#### PROBLEM:
Exactly repeat the material, dropping every picture from the copy.

#### DATA SHOWN:
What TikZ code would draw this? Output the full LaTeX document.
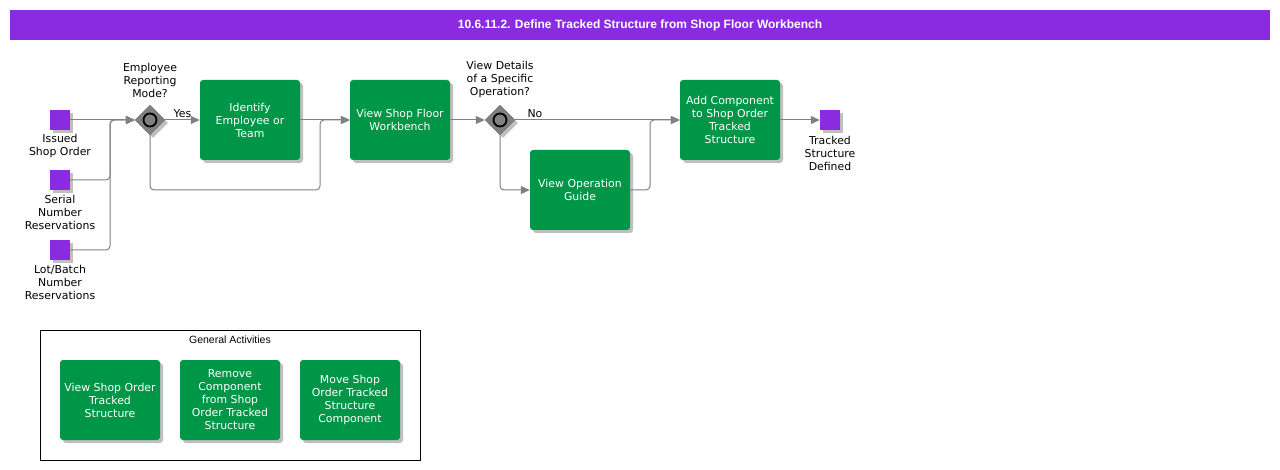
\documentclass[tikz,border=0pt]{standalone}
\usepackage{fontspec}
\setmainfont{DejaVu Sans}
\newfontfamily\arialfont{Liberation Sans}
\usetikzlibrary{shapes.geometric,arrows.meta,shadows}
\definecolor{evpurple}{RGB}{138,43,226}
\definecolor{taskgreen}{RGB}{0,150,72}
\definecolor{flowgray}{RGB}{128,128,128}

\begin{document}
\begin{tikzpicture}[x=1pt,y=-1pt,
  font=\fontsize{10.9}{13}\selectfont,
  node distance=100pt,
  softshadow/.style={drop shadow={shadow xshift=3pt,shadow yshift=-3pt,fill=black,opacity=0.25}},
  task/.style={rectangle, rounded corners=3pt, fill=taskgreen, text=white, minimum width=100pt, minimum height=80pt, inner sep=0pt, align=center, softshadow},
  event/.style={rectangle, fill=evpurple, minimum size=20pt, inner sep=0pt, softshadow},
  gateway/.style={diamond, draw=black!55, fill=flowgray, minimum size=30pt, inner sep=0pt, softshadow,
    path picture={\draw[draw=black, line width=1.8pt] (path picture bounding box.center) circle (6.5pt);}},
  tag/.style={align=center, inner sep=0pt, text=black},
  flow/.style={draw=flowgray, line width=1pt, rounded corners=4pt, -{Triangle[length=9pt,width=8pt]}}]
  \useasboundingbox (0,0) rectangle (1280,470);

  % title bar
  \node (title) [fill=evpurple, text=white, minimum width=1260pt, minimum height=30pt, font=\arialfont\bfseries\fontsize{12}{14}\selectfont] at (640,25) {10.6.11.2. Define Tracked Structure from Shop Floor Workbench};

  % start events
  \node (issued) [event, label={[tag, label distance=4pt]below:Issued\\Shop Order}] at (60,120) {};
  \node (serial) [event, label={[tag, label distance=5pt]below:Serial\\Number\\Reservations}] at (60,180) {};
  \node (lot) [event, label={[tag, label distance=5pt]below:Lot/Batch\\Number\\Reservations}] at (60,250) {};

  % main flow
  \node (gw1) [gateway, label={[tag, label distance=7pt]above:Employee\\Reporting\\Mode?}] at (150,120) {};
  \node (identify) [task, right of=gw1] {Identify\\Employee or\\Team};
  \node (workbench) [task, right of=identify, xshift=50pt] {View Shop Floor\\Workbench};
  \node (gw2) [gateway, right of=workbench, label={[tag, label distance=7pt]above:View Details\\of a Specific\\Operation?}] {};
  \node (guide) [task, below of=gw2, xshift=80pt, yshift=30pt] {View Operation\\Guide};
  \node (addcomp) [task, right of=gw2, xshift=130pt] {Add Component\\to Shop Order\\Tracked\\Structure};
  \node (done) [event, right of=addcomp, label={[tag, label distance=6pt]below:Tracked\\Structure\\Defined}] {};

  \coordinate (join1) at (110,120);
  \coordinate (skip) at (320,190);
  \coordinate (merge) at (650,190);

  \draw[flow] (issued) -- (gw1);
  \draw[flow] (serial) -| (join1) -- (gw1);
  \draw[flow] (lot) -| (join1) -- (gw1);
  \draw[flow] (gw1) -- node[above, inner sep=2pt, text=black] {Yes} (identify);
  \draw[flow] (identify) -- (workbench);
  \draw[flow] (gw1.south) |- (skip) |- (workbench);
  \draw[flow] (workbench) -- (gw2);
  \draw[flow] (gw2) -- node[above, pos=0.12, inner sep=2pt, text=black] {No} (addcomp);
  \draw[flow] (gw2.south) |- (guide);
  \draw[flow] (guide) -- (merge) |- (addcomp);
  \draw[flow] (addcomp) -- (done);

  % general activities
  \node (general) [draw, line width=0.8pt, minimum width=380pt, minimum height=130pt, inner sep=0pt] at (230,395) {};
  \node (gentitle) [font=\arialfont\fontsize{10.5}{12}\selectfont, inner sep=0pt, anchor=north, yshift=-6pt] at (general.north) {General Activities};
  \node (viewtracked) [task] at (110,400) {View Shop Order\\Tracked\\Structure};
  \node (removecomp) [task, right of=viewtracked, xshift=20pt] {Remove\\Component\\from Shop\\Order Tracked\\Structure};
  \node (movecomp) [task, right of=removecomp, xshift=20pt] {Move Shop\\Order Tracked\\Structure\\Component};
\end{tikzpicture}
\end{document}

#### FINISHED ANSWER:
What TikZ code would draw this? Output the full LaTeX document.
\documentclass[tikz,border=0pt]{standalone}
\usepackage{fontspec}
\setmainfont{DejaVu Sans}
\newfontfamily\arialfont{Liberation Sans}
\usetikzlibrary{shapes.geometric,arrows.meta,shadows}
\definecolor{evpurple}{RGB}{138,43,226}
\definecolor{taskgreen}{RGB}{0,150,72}
\definecolor{flowgray}{RGB}{128,128,128}

\begin{document}
\begin{tikzpicture}[x=1pt,y=-1pt,
  font=\fontsize{10.9}{13}\selectfont,
  node distance=100pt,
  softshadow/.style={drop shadow={shadow xshift=3pt,shadow yshift=-3pt,fill=black,opacity=0.25}},
  task/.style={rectangle, rounded corners=3pt, fill=taskgreen, text=white, minimum width=100pt, minimum height=80pt, inner sep=0pt, align=center, softshadow},
  event/.style={rectangle, fill=evpurple, minimum size=20pt, inner sep=0pt, softshadow},
  gateway/.style={diamond, draw=black!55, fill=flowgray, minimum size=30pt, inner sep=0pt, softshadow,
    path picture={\draw[draw=black, line width=1.8pt] (path picture bounding box.center) circle (6.5pt);}},
  tag/.style={align=center, inner sep=0pt, text=black},
  flow/.style={draw=flowgray, line width=1pt, rounded corners=4pt, -{Triangle[length=9pt,width=8pt]}}]
  \useasboundingbox (0,0) rectangle (1280,470);

  % title bar
  \node (title) [fill=evpurple, text=white, minimum width=1260pt, minimum height=30pt, font=\arialfont\bfseries\fontsize{12}{14}\selectfont] at (640,25) {10.6.11.2. Define Tracked Structure from Shop Floor Workbench};

  % start events
  \node (issued) [event, label={[tag, label distance=4pt]below:Issued\\Shop Order}] at (60,120) {};
  \node (serial) [event, label={[tag, label distance=5pt]below:Serial\\Number\\Reservations}] at (60,180) {};
  \node (lot) [event, label={[tag, label distance=5pt]below:Lot/Batch\\Number\\Reservations}] at (60,250) {};

  % main flow
  \node (gw1) [gateway, label={[tag, label distance=7pt]above:Employee\\Reporting\\Mode?}] at (150,120) {};
  \node (identify) [task, right of=gw1] {Identify\\Employee or\\Team};
  \node (workbench) [task, right of=identify, xshift=50pt] {View Shop Floor\\Workbench};
  \node (gw2) [gateway, right of=workbench, label={[tag, label distance=7pt]above:View Details\\of a Specific\\Operation?}] {};
  \node (guide) [task, below of=gw2, xshift=80pt, yshift=30pt] {View Operation\\Guide};
  \node (addcomp) [task, right of=gw2, xshift=130pt] {Add Component\\to Shop Order\\Tracked\\Structure};
  \node (done) [event, right of=addcomp, label={[tag, label distance=6pt]below:Tracked\\Structure\\Defined}] {};

  \coordinate (join1) at (110,120);
  \coordinate (skip) at (320,190);
  \coordinate (merge) at (650,190);

  \draw[flow] (issued) -- (gw1);
  \draw[flow] (serial) -| (join1) -- (gw1);
  \draw[flow] (lot) -| (join1) -- (gw1);
  \draw[flow] (gw1) -- node[above, inner sep=2pt, text=black] {Yes} (identify);
  \draw[flow] (identify) -- (workbench);
  \draw[flow] (gw1.south) |- (skip) |- (workbench);
  \draw[flow] (workbench) -- (gw2);
  \draw[flow] (gw2) -- node[above, pos=0.12, inner sep=2pt, text=black] {No} (addcomp);
  \draw[flow] (gw2.south) |- (guide);
  \draw[flow] (guide) -- (merge) |- (addcomp);
  \draw[flow] (addcomp) -- (done);

  % general activities
  \node (general) [draw, line width=0.8pt, minimum width=380pt, minimum height=130pt, inner sep=0pt] at (230,395) {};
  \node (gentitle) [font=\arialfont\fontsize{10.5}{12}\selectfont, inner sep=0pt, anchor=north, yshift=-6pt] at (general.north) {General Activities};
  \node (viewtracked) [task] at (110,400) {View Shop Order\\Tracked\\Structure};
  \node (removecomp) [task, right of=viewtracked, xshift=20pt] {Remove\\Component\\from Shop\\Order Tracked\\Structure};
  \node (movecomp) [task, right of=removecomp, xshift=20pt] {Move Shop\\Order Tracked\\Structure\\Component};
\end{tikzpicture}
\end{document}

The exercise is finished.